If not, please explain.
Are sufficient details provided to allow replication and comparison with related analyses that may have been performed?
No: While the authors provide most of the required details, a few information are missing, which they could easily provide. This is further outlined in the comments to the authors below.
We have explained above how we have addressed these points. In general much more detail has been provided.
Does the manuscript adhere to the field standards for experimentation, nomenclature and public availability of data (or any other significant standards)? Is the software freely available, open source and with an appropriate free-to-use license?
Does the method perform better than existing methods (as demonstrated by direct comparison with available methods)?
Is the method likely to be of broad utility?
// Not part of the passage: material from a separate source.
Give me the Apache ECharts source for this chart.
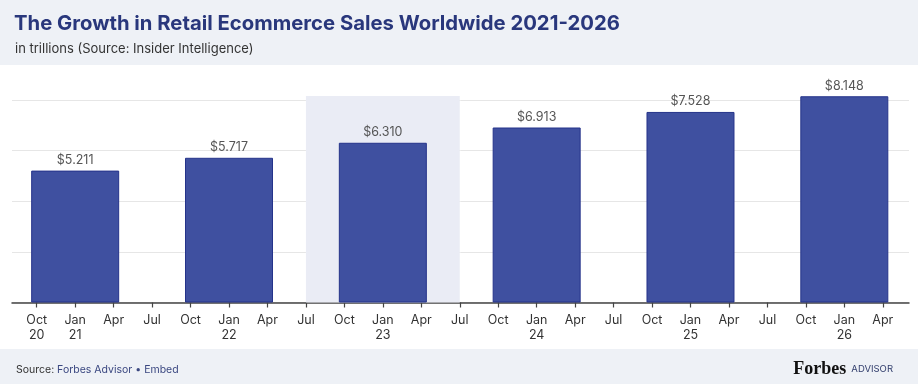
<!DOCTYPE html>
<html>
<head>
<meta charset="utf-8">
<script src="https://cdn.jsdelivr.net/npm/echarts@6/dist/echarts.min.js"></script>
<style>
html,body{margin:0;padding:0;background:#fff;}
#chart{width:918px;height:384px;}
</style>
</head>
<body>
<div id="chart"></div>
<script>
// Quarterly axis categories (month, year)
const quarterMonths = ['Oct','Jan','Apr','Jul','Oct','Jan','Apr','Jul','Oct','Jan','Apr','Jul','Oct','Jan','Apr','Jul','Oct','Jan','Apr','Jul','Oct','Jan','Apr'];
const quarterYears  = ['20','21','21','21','21','22','22','22','22','23','23','23','23','24','24','24','24','25','25','25','25','26','26'];
// Bars (placed at January of each year)
const barYears  = ['21','22','23','24','25','26'];
const barValues = [5.211, 5.717, 6.310, 6.913, 7.528, 8.148];
// Highlighted period
const highlightFrom = 'Jul 22';
const highlightTo   = 'Jul 23';
// Value axis
const yMin = 0, yMax = 8, yStep = 2, plotMax = 8.16;

const categories = quarterMonths.map((m, i) => m + ' ' + quarterYears[i]);
const barData = barYears.map((y, i) => ['Jan ' + y, barValues[i]]);

const FONT = 'Inter, "Noto Sans", sans-serif';
const chart = echarts.init(document.getElementById('chart'), null, {renderer: 'canvas'});

chart.setOption({
  backgroundColor: '#ffffff',
  animation: false,
  graphic: [
    {type: 'rect', left: 0, top: 0, shape: {width: 918, height: 65}, style: {fill: '#eef1f6'}, z: -10, silent: true},
    {type: 'rect', left: 0, top: 349, shape: {width: 918, height: 35}, style: {fill: '#eef1f6'}, z: -10, silent: true}
  ],
  title: [
    {
      text: 'The Growth in Retail Ecommerce Sales Worldwide 2021-2026',
      left: 9, top: 9,
      textStyle: {fontFamily: FONT, fontSize: 20.3, fontWeight: 700, color: '#29377c'}
    },
    {
      text: 'in trillions (Source: Insider Intelligence)',
      left: 10, top: 38,
      textStyle: {fontFamily: FONT, fontSize: 13, fontWeight: 400, color: '#333333'}
    },
    {
      text: '{a|Source: }{b|Forbes Advisor • Embed}',
      left: 11, top: 359,
      textStyle: {
        fontWeight: 'normal',
        rich: {
          a: {fontFamily: FONT, fontSize: 10.5, fontWeight: 'normal', color: '#333333'},
          b: {fontFamily: FONT, fontSize: 10.5, fontWeight: 'normal', color: '#3a4780'}
        }
      }
    },
    {
      text: '{a|Forbes} {b|ADVISOR}',
      right: 20, top: 355,
      textStyle: {
        fontWeight: 'normal',
        rich: {
          a: {fontFamily: '"Liberation Serif", "DejaVu Serif", serif', fontSize: 18, fontWeight: 700, color: '#111111'},
          b: {fontFamily: FONT, fontSize: 9.5, fontWeight: 'normal', color: '#34406e'}
        }
      }
    }
  ],
  grid: [
    {left: 17.5, right: 16, top: 95.95, bottom: 81.5, containLabel: false},
    {left: 12, right: 9, top: 100, bottom: 81.5, containLabel: false}
  ],
  xAxis: [
    {
      type: 'category', gridIndex: 0, data: categories,
      boundaryGap: true,
      axisLine: {show: false},
      axisTick: {show: true, alignWithLabel: true, length: 5, lineStyle: {color: '#444444', width: 1.2}},
      axisLabel: {
        interval: 0, margin: 10, fontFamily: FONT, fontSize: 12.5, lineHeight: 15, color: '#333333',
        formatter: function (v, idx) {
          const parts = v.split(' ');
          return (idx === 0 || parts[0] === 'Jan') ? parts[0] + '\n' + parts[1] : parts[0];
        }
      },
      splitLine: {show: false}
    },
    {
      type: 'value', gridIndex: 1, min: 0, max: 1,
      axisLine: {show: true, onZero: false, lineStyle: {color: '#444444', width: 1.5}},
      axisTick: {show: false}, axisLabel: {show: false}, splitLine: {show: false}
    }
  ],
  yAxis: [
    {
      type: 'value', gridIndex: 0, min: yMin, max: plotMax,
      axisLine: {show: false}, axisTick: {show: false}, axisLabel: {show: false}, splitLine: {show: false}
    },
    {
      type: 'value', gridIndex: 1, min: yMin, max: yMax, interval: yStep,
      axisLine: {show: false}, axisTick: {show: false}, axisLabel: {show: false},
      splitLine: {show: true, lineStyle: {color: '#e6e6e6', width: 1}}
    }
  ],
  series: [
    {
      type: 'bar', xAxisIndex: 0, yAxisIndex: 0,
      data: barData,
      barWidth: 88,
      clip: false,
      itemStyle: {color: '#3f50a0', borderColor: '#25338a', borderWidth: 1},
      label: {
        show: true, position: 'top', distance: 4,
        fontFamily: FONT, fontSize: 12.5, color: '#555555',
        formatter: p => '$' + p.value[1].toFixed(3)
      },
      markArea: {
        silent: true,
        itemStyle: {color: '#eaecf5'},
        data: [[{xAxis: highlightFrom, yAxis: yMin}, {xAxis: highlightTo, yAxis: plotMax}]]
      }
    }
  ]
});
</script>
</body>
</html>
Is any software component easy to install and use?
Please indicate briefly the novel features and/or advantages of the method, and/or please reference the relevant publications and which methods, if any, it should be compared with.
The main novel feature of the method is the rapid pipeline for species detection and genotyping, as well as the novel approach for strain detection by presence or absence of genes. These would be of broad utility in my assessment. As is currently common for analysis of MinION data, the pipeline appears to be a patchwork of different software tools, that requires significant (bio-) informatics skills to install and use. A more detailed review of the pipeline was impossible as the web site http://www.genomicsresearch.org/public/researcher/npAnalysis/ where the software is supposed to be provided could not be accessed at the time of writing this review.
There was a problem with the service hosting this website, which has been rectified, and also a backup solution put in place to ensure 100% uptime. We now host the scripts, documents and links to data on a github repository (https://github.com/mdcao/npAnalysis).
Is the paper of broad interest to others in the field, or of outstanding interest to a broad audience of biologists?
If yes, please explain why.
Yes: A rapid species detection and genotyping pipeline would be of considerable interest for clinicians, but could also easily be adapted to a wide range of other applications, e.g. environmental testing, forensic analysis. As such I believe this paper to be of interest to a very wide audience of biologists.